Later I thought It would be nice to just quickly (and shortly) write down the key differences between them.
Dynamically Typed vs Statically Typed
The main difference lies in how you define variables
A statically typed language is a language that requires the programmer to specify the type of a variable when writing code
//JAVA String a = "It's me, Mario!; Integer b = 3; //assumed using version with autoboxing
You guessed it, you don’t have to specify the type of the variable! A very important remark is that this does not imply that the language is weakly typed, i.e. : it doesn’t mean the languages doesn’t use types!
var a = "It's me, Mario!"; var b = 3;
Strongly Typed vs Weakly Typed
The main difference here lies in how variables are used by the language
This means that the language has a sense of types. Meaning that it will complain if you try to append or add an integer to a double.

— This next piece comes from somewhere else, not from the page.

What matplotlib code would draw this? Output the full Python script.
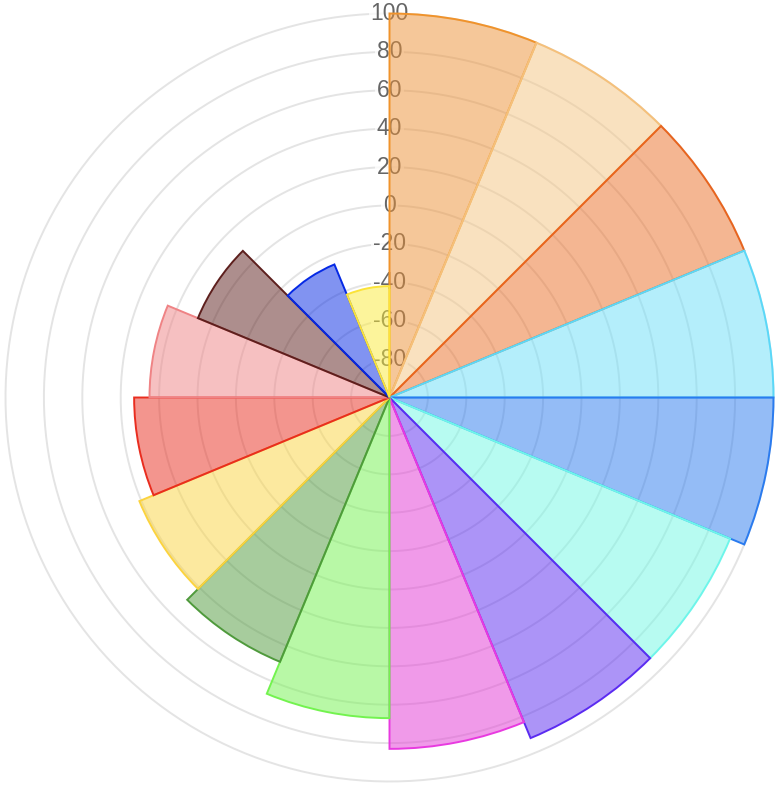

In a very strongly typed language this would mean:
Strongly Statically typed
Double a = 2.0; Integer b = 3; a+b; //will give error Double d = b; //will give error
Strongly Dynamically typed
var a = 2.0; var b = 3; a+b; //will give error
This bascally means that you – as a programmer – mostly don’t have to worry about types when using variables
Weakly Statically typed
Double a = 2.0; Integer b = 3; a+b; //Most languages will return 6.0 Double d = b; // the integer will be casted to double for you
Weakly Dynamically typed
var a = 2.0; var b = 3; a+b; //mostly will give 6.0
One last note:
You might have noticed that I used “very strongly typed”earlier in this post. Meaning that there are gradations between them. For example: Java is a strongly typed languages but has some weakly typed properties like appending an integer to a double. Java will automatically cast the integer to a double. Another weakly typed property of Java pops up when you are trying to concatenate strings with arbitrary objects. Here java will automatically try to convert any non-string object to a string representation.
I’ll leave exploring the (dis)advantages of different type systems to yourself!